Girls flee polygamous sect as leader splits families

The New York Times/January 31, 2004
By Nick Madigan

Colorado City, Arizona -- A power struggle between members of a fundamentalist Mormon sect has exposed deep fissures in the largest polygamous community in North America, a town in which most men have several wives and sometimes dozens of children.

A handful of congregants normally subservient to the dictates of Warren Jeffs, the self-proclaimed prophet and leader of the sect, the Fundamentalist Church of Jesus Christ of Latter-day Saints, have begun to rebel against his rule.

The rebellion was put in motion this month when Mr Jeffs expelled more than 20 men from the church, separating them from their wives and children and forcing them from their houses, over which the church claims ownership through a land trust that Mr Jeffs controls.

Invariably, in such purges, an excommunicated man's wives and children are placed under the control of another man, who may then marry whomever he chooses, including the female children, church members say.

In recent days, at least three teenage girls have fled Colorado City, just south of the Utah border, with the help of anti-polygamy advocates.

One of the girls said she had escaped to avoid being married, on Mr Jeffs's orders, to a man many years her senior, a common practice here.
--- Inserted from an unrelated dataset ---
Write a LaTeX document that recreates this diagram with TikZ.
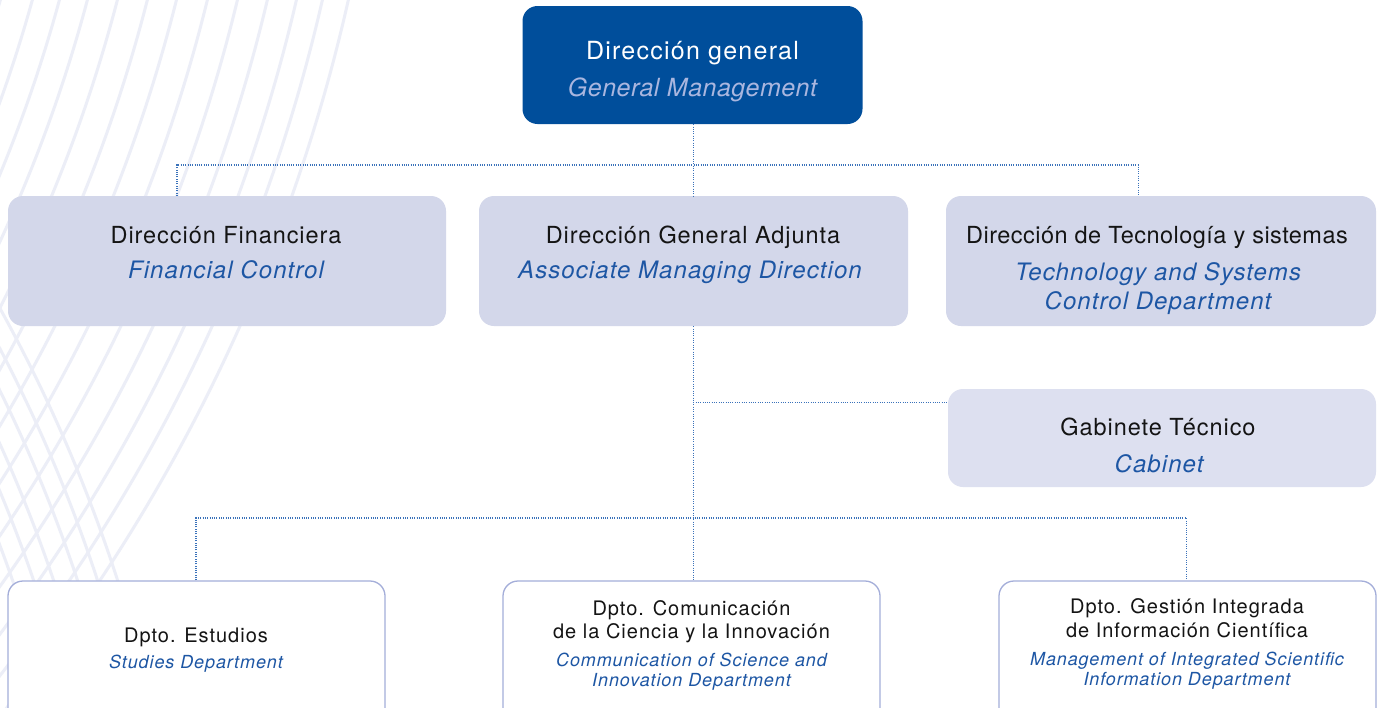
\documentclass[tikz,border=0pt]{standalone}
\usepackage{fontspec}
\setmainfont{TeX Gyre Heros}[LetterSpace=4]
\definecolor{gmblue}{HTML}{004E9B}
\definecolor{gmital}{HTML}{A9B6DF}
\definecolor{lvltwo}{HTML}{D3D7EA}
\definecolor{gabfill}{HTML}{DDE0F0}
\definecolor{txtblue}{HTML}{1D56A4}
\definecolor{txtblack}{HTML}{141414}
\definecolor{bord}{HTML}{A4AED9}
\definecolor{arccol}{HTML}{ECEEF7}
\definecolor{conncol}{HTML}{3A72BA}
\newcommand\fgm{\fontsize{25}{30}\selectfont\addfontfeature{LetterSpace=5}}
\newcommand\fgmit{\fontsize{25}{30}\selectfont\itshape\addfontfeature{LetterSpace=2}}
\newcommand\fmid{\fontsize{23.5}{28}\selectfont\addfontfeature{LetterSpace=4}}
\newcommand\fmidit{\fontsize{24}{28}\selectfont\itshape\addfontfeature{LetterSpace=4.5}}
\newcommand\fbot{\fontsize{20}{24}\selectfont\addfontfeature{LetterSpace=5}}
\newcommand\fbotit{\fontsize{18}{22}\selectfont\itshape\addfontfeature{LetterSpace=5}}
\begin{document}
\begin{tikzpicture}[x=1pt,y=-1pt,
  gmbox/.style={fill=gmblue, rounded corners=15pt, inner sep=0pt},
  midbox/.style={fill=lvltwo, rounded corners=15pt, inner sep=0pt},
  gabbox/.style={fill=gabfill, rounded corners=15pt, inner sep=0pt},
  botbox/.style={fill=white, draw=bord, line width=1.3pt, rounded corners=15pt, inner sep=0pt},
  rom/.style={anchor=base, inner sep=0pt, text=txtblack},
  ital/.style={anchor=base, inner sep=0pt, text=txtblue},
  conn/.style={draw=conncol, line width=1.1pt, dash pattern=on 1pt off 1.3pt},
  arcline/.style={draw=arccol, line width=3pt}]
\useasboundingbox (0,0) rectangle (1378,707);
\clip (0,0) rectangle (1378,707);
\fill[white] (0,0) rectangle (1378,707);
% background arcs
\foreach \rr in {1410.8,1441.6,1467.7,1494.7,1523.7,1552.7,1580.9,1610.9,1640.1,1669.2,1697.5,1722.8,1748.1}{
  \draw[arcline] (-1357,-386) circle[radius=\rr pt];
}
\foreach \rr in {1449.4,1469.3,1488.2,1510.9,1529.9,1549.0}{
  \draw[arcline] (-1357,1056) circle[radius=\rr pt];
}
% boxes
\node[gmbox, minimum width=340pt, minimum height=118pt] (gm) at (692.5,65) {};
\node[midbox, minimum width=438pt, minimum height=130pt] (fin) at (227,261) {};
\node[midbox, minimum width=429pt, minimum height=130pt] (adj) at (693.5,261) {};
\node[midbox, minimum width=430pt, minimum height=130pt] (tec) at (1161,261) {};
\node[gabbox, minimum width=428pt, minimum height=98pt] (gab) at (1162,438) {};
\node[botbox, minimum width=377pt, minimum height=150pt] (est) at (196.5,656) {};
\node[botbox, minimum width=377pt, minimum height=150pt] (com) at (691.5,656) {};
\node[botbox, minimum width=377pt, minimum height=150pt] (ges) at (1187.5,656) {};
% texts
\node[rom, text=white, font=\fgm] (gm1) at (692.5,59) {Dirección general};
\node[ital, text=gmital, font=\fgmit] (gm2) at (692.5,96) {General Management};
\node[rom, font=\fmid] (fin1) at (226,243) {Dirección Financiera};
\node[ital, font=\fmidit] (fin2) at (226,278.5) {Financial Control};
\node[rom, font=\fmid] (adj1) at (693,243.3) {Dirección General Adjunta};
\node[ital, font=\fmidit] (adj2) at (690,278.5) {Associate Managing Direction};
\node[rom, font=\fmid\addfontfeature{LetterSpace=2}] (tec1) at (1157,243.3) {Dirección de Tecnología y sistemas};
\node[ital, font=\fmidit] (tec2) at (1158,280) {Technology and Systems};
\node[ital, font=\fmidit] (tec3) at (1158,309.3) {Control Department};
\node[rom, font=\fmid] (gab1) at (1158,435) {Gabinete Técnico};
\node[ital, font=\fmidit] (gab2) at (1159,472) {Cabinet};
\node[rom, font=\fbot] (est1) at (196,642) {Dpto. Estudios};
\node[ital, font=\fbotit] (est2) at (196,668) {Studies Department};
\node[rom, font=\fbot] (com1) at (691.5,615) {Dpto. Comunicación};
\node[rom, font=\fbot] (com2) at (691.5,638) {de la Ciencia y la Innovación};
\node[ital, font=\fbotit] (com3) at (691.5,666) {Communication of Science and};
\node[ital, font=\fbotit] (com4) at (691.5,686) {Innovation Department};
\node[rom, font=\fbot] (ges1) at (1187,613) {Dpto. Gestión Integrada};
\node[rom, font=\fbot] (ges2) at (1187,637) {de Información Científica};
\node[ital, font=\fbotit] (ges3) at (1187,665) {Management of Integrated Scientific};
\node[ital, font=\fbotit] (ges4) at (1187,685) {Information Department};
% connectors
\coordinate (tbL) at (177,165);
\coordinate (tbR) at (1138.3,165);
\coordinate (gj) at (693.3,402.5);
\coordinate (lbL) at (196,518);
\coordinate (lbR) at (1186.7,518);
\draw[conn] (gm.south -| gj) -- (adj.north -| gj);
\draw[conn] (fin.north -| tbL) -- (tbL) -- (tbR) -- (tec.north -| tbR);
\draw[conn] (adj.south -| gj) -- (com.north -| gj);
\draw[conn] (gj) -- (gj -| gab.west);
\draw[conn] (est.north -| lbL) -- (lbL) -- (lbR) -- (ges.north -| lbR);
\end{tikzpicture}
\end{document}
Last week Ross Chatwin, whom Mr Jeffs had earlier expelled, publicly denounced the leader and compared his authoritarian style to that of Adolf Hitler.
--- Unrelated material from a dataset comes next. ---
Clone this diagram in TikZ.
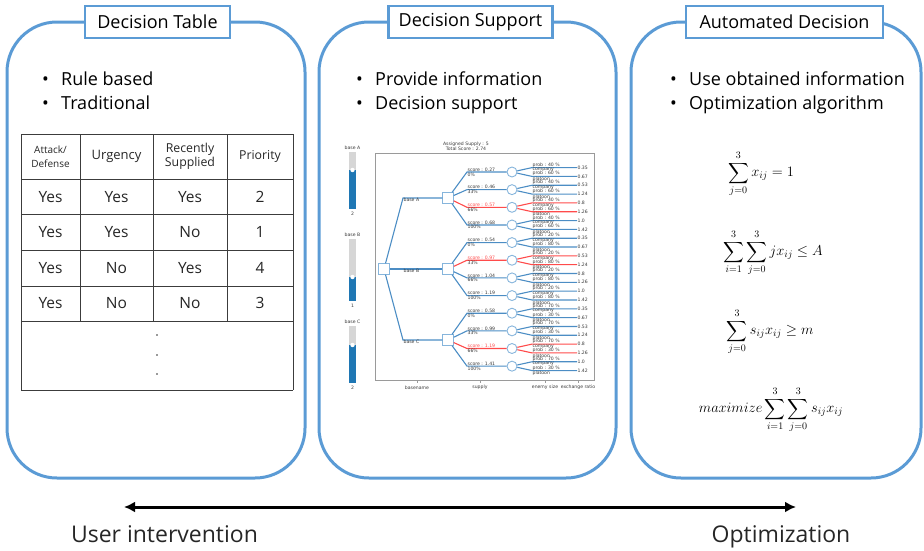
\documentclass[tikz,border=0pt]{standalone}
\usepackage{amsmath}
\usepackage{exscale}
\usepackage[no-math]{fontspec}
\setmainfont{Open Sans}
\newfontfamily\plotfont{DejaVu Sans}
\usetikzlibrary{arrows.meta}

\definecolor{panelblue}{HTML}{5B9BD5}
\definecolor{treeblue}{HTML}{4C8DC4}
\definecolor{nodeblue}{HTML}{86B5DC}
\definecolor{pickred}{HTML}{FF4B4B}
\definecolor{slideblue}{HTML}{1F77B4}
\definecolor{slidegray}{HTML}{D6D6D6}
\definecolor{framegray}{HTML}{9A9A9A}
\definecolor{tabgray}{HTML}{3C3C3C}
\definecolor{plotink}{HTML}{3A3A3A}

\tikzset{
    panel/.style={draw=panelblue, line width=3pt, rounded corners=50pt},
    headbox/.style={draw=panelblue, line width=2.5pt, fill=white, minimum width=#1,
        minimum height=32pt, inner sep=0pt, font=\fontsize{18}{20}\selectfont},
    bullet/.style={anchor=base west, inner sep=0pt, font=\fontsize{18}{24}\selectfont},
    tabline/.style={draw=tabgray, line width=0.9pt},
    cell/.style={inner sep=0pt, align=center, font=\fontsize{15.5}{18}\selectfont, text=black!85},
    headcell/.style={inner sep=0pt, align=center, font=\fontsize{#1}{14}\selectfont, text=black!85},
    plottext/.style={inner sep=0.4pt, text=plotink, font=\plotfont\fontsize{4.6}{5.4}\selectfont},
    branch/.style={draw=treeblue, line width=1.1pt},
    ring/.style={circle, draw=nodeblue, fill=white, minimum size=10pt, inner sep=0pt, line width=0.9pt},
    sq/.style={rectangle, draw=nodeblue, fill=white, minimum size=10.5pt, inner sep=0pt, line width=0.9pt},
    formula/.style={inner sep=0pt, font=\fontsize{14}{17}\selectfont},
    bottomtext/.style={anchor=base, inner sep=0pt, font=\fontsize{23}{26}\selectfont, text=black!85}
}

\begin{document}
\begin{tikzpicture}[x=1pt, y=-1pt]
    \useasboundingbox (0,0) rectangle (924,550);

    % three panels
    \draw[panel] (7,22) rectangle (305,478);
    \draw[panel] (319,22) rectangle (616,478);
    \draw[panel] (631,22) rectangle (921,478);

    \node[headbox=145pt] (dtab) at (157.5,22) {Decision Table};
    \node[headbox=164pt] (dsup) at (470.5,22) {Decision Support};
    \node[headbox=197pt] (adec) at (784.5,22) {Automated Decision};

    % bullet lists
    \node[bullet] (rule) at (42,85) {\makebox[19pt][l]{\textbullet}Rule based};
    \node[bullet] (trad) at (42,109) {\makebox[19pt][l]{\textbullet}Traditional};
    \node[bullet] (prov) at (356,85) {\makebox[19pt][l]{\textbullet}Provide information};
    \node[bullet] (dsp) at (356,109) {\makebox[19pt][l]{\textbullet}Decision support};
    \node[bullet] (useo) at (670,85) {\makebox[19pt][l]{\textbullet}Use obtained information};
    \node[bullet] (opta) at (670,109) {\makebox[19pt][l]{\textbullet}Optimization algorithm};

    % decision table
    \foreach \y in {134,179,214,250,286,321,390} {
        \draw[tabline] (21,\y) -- (293,\y);
    }
    \draw[tabline] (21,134) -- (21,390);
    \draw[tabline] (293,134) -- (293,390);
    \foreach \x in {80,153,227} {
        \draw[tabline] (\x,134) -- (\x,321);
    }

    \node[headcell=10] (hatt) at (50.5,156.5) {Attack/\\Defense};
    \node[headcell=13] (hurg) at (116.5,156.5) {Urgency};
    \node[headcell=12.3] (hrec) at (190,156.5) {Recently\\Supplied};
    \node[headcell=12.3] (hpri) at (260,156.5) {Priority};

    \foreach \a/\b/\c/\p [count=\r] in {Yes/Yes/Yes/2, Yes/Yes/No/1, Yes/No/Yes/4, Yes/No/No/3} {
        \pgfmathsetmacro\yr{161+35.6*\r}
        \node[cell] (ta\r) at (50.5,\yr) {\a};
        \node[cell] (tb\r) at (116.5,\yr) {\b};
        \node[cell] (tc\r) at (190,\yr) {\c};
        \node[cell] (tp\r) at (260,\yr) {\p};
    }
    \foreach \y in {335,355,374} {
        \fill[black!80] (157,\y) circle (0.9pt);
    }

    % decision support chart: sliders
    \foreach \nm/\ya/\yb/\lvl/\val in {A/152/209/170/2, B/239/301/277/1, C/326/383/345/2} {
        \node[plottext] (sl\nm) at (352.5,\ya-4.5) {base \nm};
        \fill[slidegray] (349,\ya) rectangle (356,\yb);
        \fill[slideblue] (349,\lvl) rectangle (356,\yb);
        \fill[white] (352.5,\lvl) circle (2.2pt);
        \node[plottext] (sv\nm) at (352.5,\yb+5) {\val};
    }

    % chart frame, title and axis
    \draw[framegray, line width=0.6pt] (375,153) rectangle (594,380);
    \node[plottext, align=center] (ptitle) at (466,146) {Assigned Supply : 5\\Total Score : 2.74};
    \foreach \x/\lab/\nm in {417/basename/ax1, 480/supply/ax2, 545/enemy size/ax3, 578/exchange ratio/ax4} {
        \draw[framegray, line width=0.5pt] (\x,380) -- (\x,382.5);
        \node[plottext] (\nm) at (\x,387.5) {\lab};
    }

    % tree
    \node[sq] (root) at (384,269) {};
    \foreach \nm/\y in {A/198, B/269, C/340} {
        \coordinate (k\nm) at (403,\y);
        \node[sq] (b\nm) at (448,\y) {};
        \draw[branch] (root) -- (k\nm) -- (b\nm);
        \node[plottext, anchor=north west] (l\nm) at (403,\y-0.8) {base \nm};
    }

    \foreach \k/\nm/\sc/\pc/\col/\tc/\pa/\pb/\la/\lb in {
        0/A/0.27/0/treeblue/plotink/40/60/0.35/0.67,
        1/A/0.46/33/treeblue/plotink/40/60/0.53/1.24,
        2/A/0.57/66/pickred/pickred/40/60/0.8/1.26,
        3/A/0.68/100/treeblue/plotink/40/60/1.0/1.42,
        4/B/0.54/0/treeblue/plotink/20/80/0.35/0.67,
        5/B/0.97/33/pickred/pickred/20/80/0.53/1.24,
        6/B/1.04/66/treeblue/plotink/20/80/0.8/1.26,
        7/B/1.19/100/treeblue/plotink/20/80/1.0/1.42,
        8/C/0.58/0/treeblue/plotink/70/30/0.35/0.67,
        9/C/0.99/33/treeblue/plotink/70/30/0.53/1.24,
        10/C/1.19/66/pickred/pickred/70/30/0.8/1.26,
        11/C/1.41/100/treeblue/plotink/70/30/1.0/1.42} {
        \pgfmathsetmacro\yc{172+17.65*\k}
        \coordinate (s\k) at (467,\yc);
        \node[ring] (c\k) at (512,\yc) {};
        \draw[branch, draw=\col] (b\nm) -- (s\k) -- (c\k);
        \node[plottext, anchor=south west, text=\tc] (sc\k) at (467,\yc) {score : \sc};
        \node[plottext, anchor=north west] (pc\k) at (467,\yc) {\pc\%};
        % leaves
        \coordinate (ma\k) at (532,\yc-4.4);
        \coordinate (ea\k) at (577,\yc-4.4);
        \coordinate (mb\k) at (532,\yc+4.4);
        \coordinate (eb\k) at (577,\yc+4.4);
        \draw[branch, draw=\col] (c\k) -- (ma\k) -- (ea\k);
        \draw[branch, draw=\col] (c\k) -- (mb\k) -- (eb\k);
        \node[plottext, anchor=south west] (pa\k) at (ma\k) {prob : \pa\ \%};
        \node[plottext, anchor=north west] (ca\k) at (ma\k) {company};
        \node[plottext, anchor=south west] (pb\k) at (mb\k) {prob : \pb\ \%};
        \node[plottext, anchor=north west] (cb\k) at (mb\k) {platoon};
        \node[plottext, anchor=west] (va\k) at (ea\k) {\la};
        \node[plottext, anchor=west] (vb\k) at (eb\k) {\lb};
    }

    % optimization model
    \node[formula] (f1) at (761,174) {$\displaystyle\sum_{j=0}^{3} x_{ij} = 1$};
    \node[formula] (f2) at (773,253) {$\displaystyle\sum_{i=1}^{3}\sum_{j=0}^{3} j x_{ij} \leq A$};
    \node[formula] (f3) at (770,332) {$\displaystyle\sum_{j=0}^{3} s_{ij} x_{ij} \geq m$};
    \node[formula] (f4) at (771,410) {$\displaystyle maximize \sum_{i=1}^{3}\sum_{j=0}^{3} s_{ij} x_{ij}$};

    % user intervention vs optimization
    \coordinate (ui) at (124,507);
    \coordinate (op) at (796,507);
    \draw[{Latex[length=11pt,width=11pt]}-{Latex[length=11pt,width=11pt]}, line width=3pt] (ui) -- (op);
    \node[bottomtext] (uitext) at (164.5,542) {User intervention};
    \node[bottomtext] (optext) at (781,542) {Optimization};
\end{tikzpicture}
\end{document}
In expelling the men, Mr Jeffs cited a revelation from God. However, his detractors say he did so to thwart potential rivals to his authority.

"We need your help to stop Warren Jeffs from destroying families, kicking us out of our homes, and marrying our children into some kind of political brownie-point system," Mr Chatwin told reporters and townspeople from his front porch as his wife, Lori, and six children stood by him.

"This Hitler-like dictator has got to be stopped before he ruins us all," said Mr Chatwin, 35, who does not practise polygamy.

Mr Jeffs, 47, a former high school principal, controls virtually everything in town; his followers say he even decides the fates of his flock in the afterlife.

He routinely forces girls, some of them barely teenagers, into plural marriages, to men who are often in their 50s and 60s, according to people who are no longer his followers. Co-operation is rewarded: men who comply with Mr Jeffs's demands are given more wives.

The fundamentalist community evolved after members of the Mormon Church in Salt Lake City, Utah, officially renounced polygamy in 1890. The practice is forbidden under Utah law. The Arizona constitution also forbids polygamy. Although the prohibition was never written into state law, state officials have promised to prosecute polygamists under child-abuse statutes.

"I knew at 13 that I didn't want to live like that," said Fawn Louise Broadbent, 16, one of the teenagers who fled recently. "I want to go to a real school, not a church school. And I want to be a clothing designer, not somebody's 15th wife."

Lorie Wyler, who was one of four wives of a local man before she left him and the church several years ago, said more young people were rebelling.

"Kids are leaving - it's not uncommon," Ms Wyler said. "This is getting ready to explode."